Because I’ve always wanted to know how to skateboard. My whole life I’ve thought, “That looks like so much fun! And it’s so cool.” And guess what? I was right. Skateboarding is fun and cool.
There’s also this brilliant article I read a few months ago called, “6 Harsh Truths that Will Make You a Better Person.” If you need motivation to do anything at all, you should read it. It will also help answer the question, “Why bother?”
“But if you’re not going to use skateboarding for anything—”
I’m going to use it for being awesome and having fun. What other anything is there?
New Years Resolution 2012
Or, “The View from February”
It recently occurred to me that I’ve been making respectable progress with my New Year’s Resolution and I haven’t even mentioned it on this blog yet. Most of my loyal readers (assuming there are any) know that earth-shaking resolutions aren’t my style. I don’t want to look back on January from the vantage point of my birthday and think “Man, I was going to lose five pounds, but then I learned how easy it was to make chocolate chip cookie dough with Bisquick.” (So easy, by the way).
I tend to make resolutions that are easily achievable—“Go outside at midnight” to combat my fear of the dark or “Have another baby” the year I was pregnant with Bear—or that reflect who I am on the most fundamental level. This year is a prime example of the latter. My New Year’s Resolution for 2012 was to use the phrase “classy as balls” more often.
What does that mean?
Literally, it means as stylish or sophisticated as a pair of human testicles.
No, what does it mean?
It means that part of me is a twenty-two-year-old male who is exactly as cocky as he sounds.
That actually explains a lot, if you’re my husband. Why I love the song Keasbey Nights by Streetlight Manifesto so much. Why every time a jacked-up truck with mud tires and no muffler rumbles by my heart goes crazy. Why I like Arrogant Bastard Ale and why on rare, wonderful mornings I eat barbecued hot dogs for breakfast.

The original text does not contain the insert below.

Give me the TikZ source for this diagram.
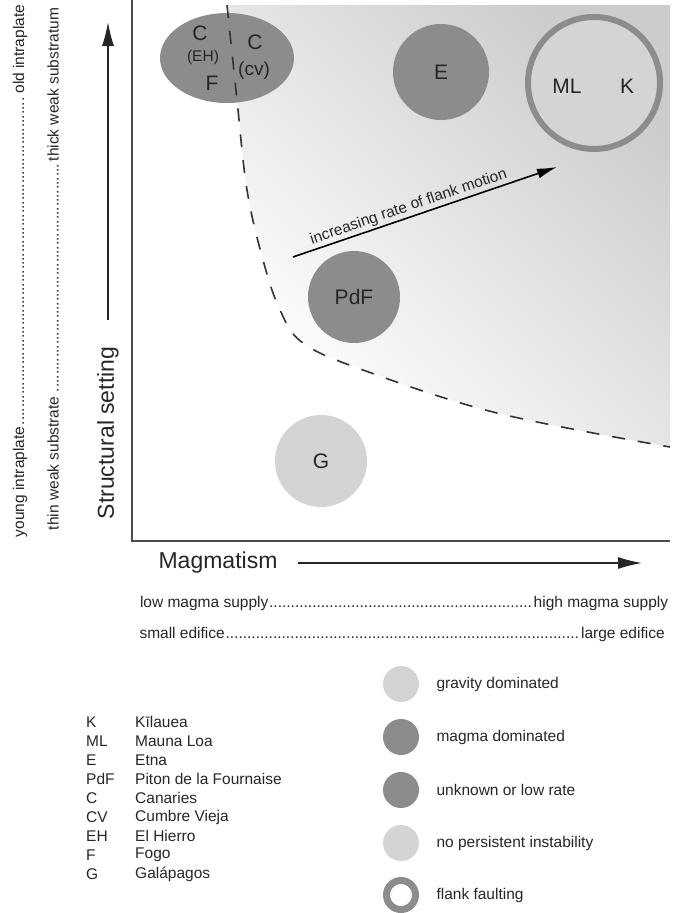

The more I think about it, the more I realize that the twenty-something guy inside of me is also a serious white trash hick. Again, lucky for me. I’m faithful to the death to Ford. I just got a tat on the back of my right hand that will tell you everything you need to know about my beliefs. I say “worsh” and mean it. And the next time my husband starts to make fun of me for owning my cricker heritage, I’m going to point out that he chose to get a tattoo of a cross on his side. There is nothing more white trash, balls-classy* than that—except maybe growing up in Arkansas.
That got off-track fast. The point I was making at the beginning of this post is how well I’m doing on my New Year’s Resolution. The rules clearly state that I must use the phrase “classy as balls” in regular, everyday conversation in a way that is both relevant and natural. That means it can’t be forced and that my writing doesn’t count toward usage. So far I’ve said “classy as balls” seven times in as many weeks. I feel like I’m making progress. The going is slow, but by the end of the year, I hope to have used it at least 100 times.
To keep myself accountable, I’ll regularly update my readers on the running tally with a “CAB Count.” (By “regularly” I mean “whenever I write another post” which could be any time, really, and probably won’t be on any regular schedule.) And, of course, at the end of the year, I’ll be throwing a Classy As Balls Party, which will be everything it implies. I hope to see you there to celebrate my victory over sophistication.
*Permutations of the phrase “classy as balls” are acceptable if used in conversation and count toward the running score which is being kept officially on my whiteboard at home.